BlackRock Chief Executive Larry Fink had already slammed the practice. JPMorgan’s Jamie Dimon and Warren Buffett earlier this year proposed doing away with quarterly guidance, but not quarterly reporting.

And former Democratic presidential candidate Hillary Clinton derided “quarterly capitalism” in 2015; her solution focused on lowering the capital-gains tax the longer an investment was held. Fink, also a Democrat, has accused companies of being too focused on quarterly results. Such thinking goes that beating estimates four times a year can detract from devising, implementing and defending a longer-term strategy.

Trump joined the discussion by tweeting other reasons routinely given: a corporate leader told him moving to a six-month reporting schedule would allow for “greater flexibility & save money.” He recently entertained the chief executives of Boeing, FedEx, Apple and other companies at his New Jersey golf club.

Eliminating quarterly reports could, however, reduce transparency for investors. Data and comments made by executives in the regular earnings exercise can help shareholders make better decisions earlier.
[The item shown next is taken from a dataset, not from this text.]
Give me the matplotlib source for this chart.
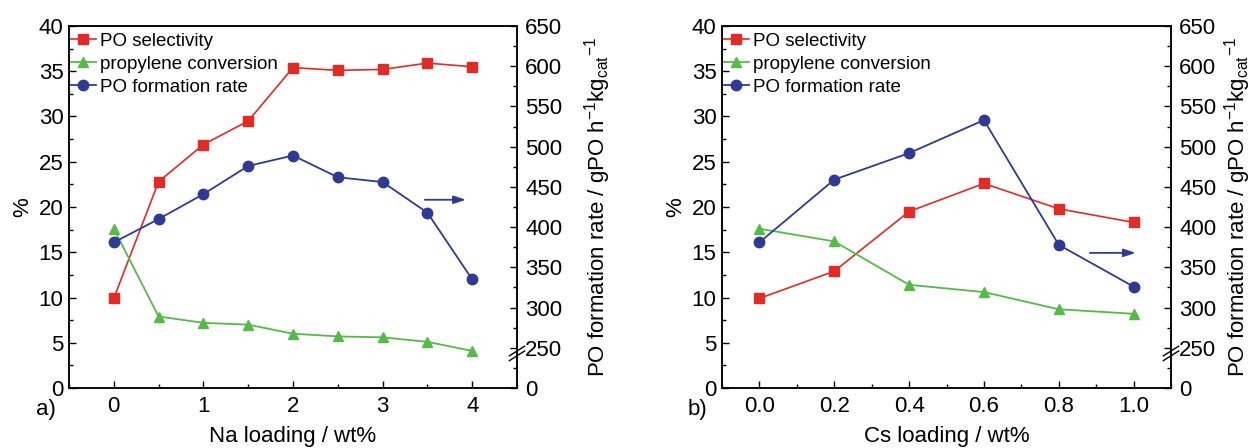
import numpy as np
import matplotlib
matplotlib.use("Agg")
import matplotlib.pyplot as plt
from matplotlib.ticker import MultipleLocator, FixedLocator
import matplotlib.transforms as mtransforms

plt.rcParams['font.family'] = ['Liberation Sans', 'DejaVu Sans']
plt.rcParams['mathtext.fontset'] = 'custom'
plt.rcParams['mathtext.rm'] = 'Liberation Sans'
plt.rcParams['mathtext.it'] = 'Liberation Sans'

# --- DATA ---
na_loading = [0, 0.5, 1, 1.5, 2, 2.5, 3, 3.5, 4]
na_selectivity = [9.9, 22.8, 26.9, 29.5, 35.4, 35.1, 35.2, 35.9, 35.5]
na_conversion = [17.6, 7.9, 7.2, 7.0, 6.0, 5.7, 5.6, 5.1, 4.1]
na_rate = [381, 410, 441, 476, 489, 462, 456, 418, 335]

cs_loading = [0.0, 0.2, 0.4, 0.6, 0.8, 1.0]
cs_selectivity = [9.9, 12.9, 19.5, 22.6, 19.8, 18.3]
cs_conversion = [17.6, 16.2, 11.4, 10.6, 8.7, 8.2]
cs_rate = [381, 459, 492, 533, 378, 326]

rate_ticks = [200, 250, 300, 350, 400, 450, 500, 550, 600, 650]
rate_ticklabels = ['0', '250', '300', '350', '400', '450', '500', '550', '600', '650']

RED = '#E42A25'
GREEN = '#55BB47'
BLUE = '#2E3A96'
FS = 16

fig = plt.figure(figsize=(12.57, 4.48), dpi=100)


def make_panel(rect, x, sel, conv, rate, xlim, xmajor, xminor, xfmt, xlabel, tag, tagx, arrow, rpad):
    ax = fig.add_axes(rect)
    ax2 = ax.twinx()
    l1, = ax.plot(x, sel, '-s', color=RED, lw=1.2, ms=6.5, label='PO selectivity')
    l2, = ax.plot(x, conv, '-^', color=GREEN, lw=1.3, ms=7.5, label='propylene conversion')
    l3, = ax2.plot(x, rate, '-o', color=BLUE, lw=1.3, ms=7.5, label='PO formation rate')

    ax.set_xlim(*xlim)
    ax.set_ylim(0, 40)
    ax2.set_ylim(200, 650)
    ax.xaxis.set_major_locator(MultipleLocator(xmajor))
    ax.xaxis.set_minor_locator(MultipleLocator(xminor))
    ax.xaxis.set_major_formatter(xfmt)
    ax.yaxis.set_major_locator(MultipleLocator(5))
    ax.yaxis.set_minor_locator(MultipleLocator(2.5))
    ax2.yaxis.set_major_locator(FixedLocator(rate_ticks))
    ax2.set_yticklabels(rate_ticklabels)
    ax2.yaxis.set_minor_locator(MultipleLocator(25))

    ax.tick_params(axis='both', which='major', direction='in', length=5, width=1, labelsize=FS)
    ax.tick_params(axis='both', which='minor', direction='in', length=3, width=1)
    ax.tick_params(axis='x', which='major', pad=6)
    ax.tick_params(axis='y', which='major', pad=4)
    ax2.tick_params(axis='y', which='major', direction='in', length=5, width=1, labelsize=FS, pad=6)
    ax2.tick_params(axis='y', which='minor', direction='in', length=3, width=1)
    for a in (ax, ax2):
        for s in a.spines.values():
            s.set_linewidth(1.1)

    ax.set_xlabel(xlabel, fontsize=FS, labelpad=6)
    ax.set_ylabel('%', fontsize=FS, labelpad=4)
    ax2.set_ylabel(r'PO formation rate / gPO h$^{-1}$kg$_{\mathrm{cat}}$$^{-1}$', fontsize=FS, labelpad=rpad)

    ax.legend(handles=[l1, l2, l3], loc='upper left', bbox_to_anchor=(-0.004, 0.99), frameon=False,
              fontsize=13.5, handlelength=1.4, handletextpad=0.2, labelspacing=0.32,
              borderaxespad=0.0, borderpad=0.15)

    # axis break on right spine
    trans = mtransforms.blended_transform_factory(ax2.transAxes, ax2.transData)
    for off in (0, -6):
        ax2.plot([0.983, 1.017], [240 + off, 252 + off], color='black', lw=1.0,
                 transform=trans, clip_on=False)

    ax2.annotate('', xy=(arrow[1], arrow[2]), xytext=(arrow[0], arrow[2]),
                 arrowprops=dict(arrowstyle='-|>,head_length=0.6,head_width=0.2', color=BLUE,
                                 lw=1.3, mutation_scale=12))

    fig.text(tagx, 1 - 409 / 448, tag, fontsize=FS, ha='left', va='center')
    return ax, ax2


make_panel([69 / 1257, 1 - 388 / 448, 448 / 1257, 362 / 448],
           na_loading, na_selectivity, na_conversion, na_rate,
           (-0.5, 4.5), 1, 0.5, '{x:.0f}', 'Na loading / wt%', 'a)', 36 / 1257,
           (3.44, 3.96, 434), 14)

make_panel([722 / 1257, 1 - 388 / 448, 449 / 1257, 362 / 448],
           cs_loading, cs_selectivity, cs_conversion, cs_rate,
           (-0.1, 1.1), 0.2, 0.1, '{x:.1f}', 'Cs loading / wt%', 'b)', 688 / 1257,
           (0.876, 1.013, 368), 4)

fig.savefig('out.png', dpi=100)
A legitimate analyst question during a May earnings call prompted Tesla Chief Executive Elon Musk to say “boring bonehead questions are not cool.” Brian Johnson of Barclays Capital said Musk’s behavior “should give even the uberbulls pause.” That was months before Musk, without board approval, tweeted last week about taking the electric-car maker private.

Lawmakers had already been considering how to deal with other aspects of short-termism in corporate America. Last year, a bipartisan plan introduced in Congress targeted activist investors like Carl Icahn by proposing to shorten the 10-day disclosure window for revealing a more than 5 percent stake in a company to four days. Earlier this week, Senator Elizabeth Warren, a possible 2020 presidential contender, proposed a bill prohibiting certain company board directors and executives from selling stock within five years of receiving it.

The various views from different stakeholders suggest the value of quarterly reporting, and whether it distracts from long-term focus, are worth further study. Trump’s tweeted directive should finally prompt some useful independent analysis.